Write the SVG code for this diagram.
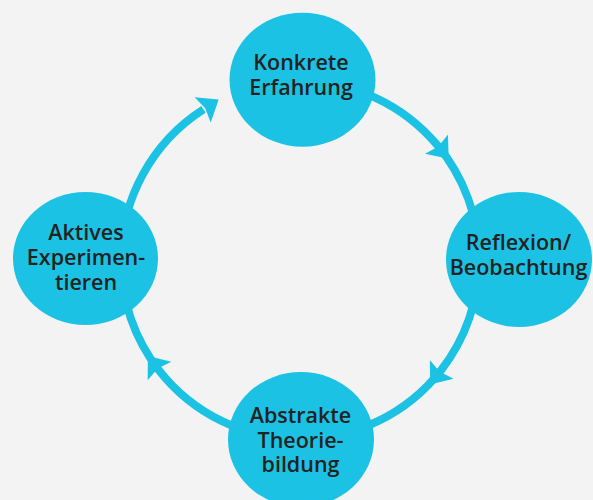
<svg xmlns="http://www.w3.org/2000/svg" width="593" height="500" viewBox="0 0 593 500">
  <style>
    .node { fill: #1bc2e3; }
    .lbl { font-family: "Open Sans", "Liberation Sans", sans-serif; font-size: 21.5px; font-weight: 600; fill: #222222; text-anchor: middle; }
    .conn { fill: none; stroke: #1bc2e3; stroke-width: 8; }
  </style>
  <defs>
    <marker id="arr" markerUnits="userSpaceOnUse" markerWidth="24" markerHeight="34" refX="0" refY="17" orient="auto" overflow="visible">
      <path d="M-1,2 L18,17 L-1,32 L2,17 Z" fill="#1bc2e3"/>
    </marker>
  </defs>
  <rect width="593" height="500" fill="#f3f3f3"/>
  <g id="connectors">
    <path class="conn" marker-mid="url(#arr)" d="M300,81 A179,179 0 0 1 437.1,144.9 A179,179 0 0 1 479,260"/>
    <path class="conn" marker-mid="url(#arr)" d="M479,260 A179,179 0 0 1 441.1,370.2 A179,179 0 0 1 300,439"/>
    <path class="conn" marker-mid="url(#arr)" d="M300,439 A179,179 0 0 1 158.9,370.2 A179,179 0 0 1 121,260"/>
    <path class="conn" marker-end="url(#arr)" d="M121,260 A179,179 0 0 1 203.5,109.3"/>
  </g>
  <g id="konkrete-erfahrung">
    <ellipse class="node" cx="302.5" cy="79.7" rx="73" ry="67"/>
    <text class="lbl" x="301" y="70">Konkrete</text>
    <text class="lbl" x="301" y="95">Erfahrung</text>
  </g>
  <g id="reflexion-beobachtung">
    <ellipse class="node" cx="519" cy="259.5" rx="73" ry="67.5"/>
    <text class="lbl" x="518.5" y="250">Reflexion/</text>
    <text class="lbl" x="518.5" y="275">Beobachtung</text>
  </g>
  <g id="abstrakte-theoriebildung">
    <ellipse class="node" cx="301" cy="439.5" rx="73" ry="67.5"/>
    <text class="lbl" x="300.5" y="423">Abstrakte</text>
    <text class="lbl" x="300.5" y="447.5">Theorie-</text>
    <text class="lbl" x="300.5" y="472">bildung</text>
  </g>
  <g id="aktives-experimentieren">
    <ellipse class="node" cx="85.5" cy="258.5" rx="72.5" ry="66.5"/>
    <text class="lbl" x="86" y="240">Aktives</text>
    <text class="lbl" x="86" y="265">Experimen-</text>
    <text class="lbl" x="86" y="290">tieren</text>
  </g>
</svg>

Task directions
Set the pictures aside and transcribe the data above exactly.

Solution
Write the SVG code for this diagram.
<svg xmlns="http://www.w3.org/2000/svg" width="593" height="500" viewBox="0 0 593 500">
  <style>
    .node { fill: #1bc2e3; }
    .lbl { font-family: "Open Sans", "Liberation Sans", sans-serif; font-size: 21.5px; font-weight: 600; fill: #222222; text-anchor: middle; }
    .conn { fill: none; stroke: #1bc2e3; stroke-width: 8; }
  </style>
  <defs>
    <marker id="arr" markerUnits="userSpaceOnUse" markerWidth="24" markerHeight="34" refX="0" refY="17" orient="auto" overflow="visible">
      <path d="M-1,2 L18,17 L-1,32 L2,17 Z" fill="#1bc2e3"/>
    </marker>
  </defs>
  <rect width="593" height="500" fill="#f3f3f3"/>
  <g id="connectors">
    <path class="conn" marker-mid="url(#arr)" d="M300,81 A179,179 0 0 1 437.1,144.9 A179,179 0 0 1 479,260"/>
    <path class="conn" marker-mid="url(#arr)" d="M479,260 A179,179 0 0 1 441.1,370.2 A179,179 0 0 1 300,439"/>
    <path class="conn" marker-mid="url(#arr)" d="M300,439 A179,179 0 0 1 158.9,370.2 A179,179 0 0 1 121,260"/>
    <path class="conn" marker-end="url(#arr)" d="M121,260 A179,179 0 0 1 203.5,109.3"/>
  </g>
  <g id="konkrete-erfahrung">
    <ellipse class="node" cx="302.5" cy="79.7" rx="73" ry="67"/>
    <text class="lbl" x="301" y="70">Konkrete</text>
    <text class="lbl" x="301" y="95">Erfahrung</text>
  </g>
  <g id="reflexion-beobachtung">
    <ellipse class="node" cx="519" cy="259.5" rx="73" ry="67.5"/>
    <text class="lbl" x="518.5" y="250">Reflexion/</text>
    <text class="lbl" x="518.5" y="275">Beobachtung</text>
  </g>
  <g id="abstrakte-theoriebildung">
    <ellipse class="node" cx="301" cy="439.5" rx="73" ry="67.5"/>
    <text class="lbl" x="300.5" y="423">Abstrakte</text>
    <text class="lbl" x="300.5" y="447.5">Theorie-</text>
    <text class="lbl" x="300.5" y="472">bildung</text>
  </g>
  <g id="aktives-experimentieren">
    <ellipse class="node" cx="85.5" cy="258.5" rx="72.5" ry="66.5"/>
    <text class="lbl" x="86" y="240">Aktives</text>
    <text class="lbl" x="86" y="265">Experimen-</text>
    <text class="lbl" x="86" y="290">tieren</text>
  </g>
</svg>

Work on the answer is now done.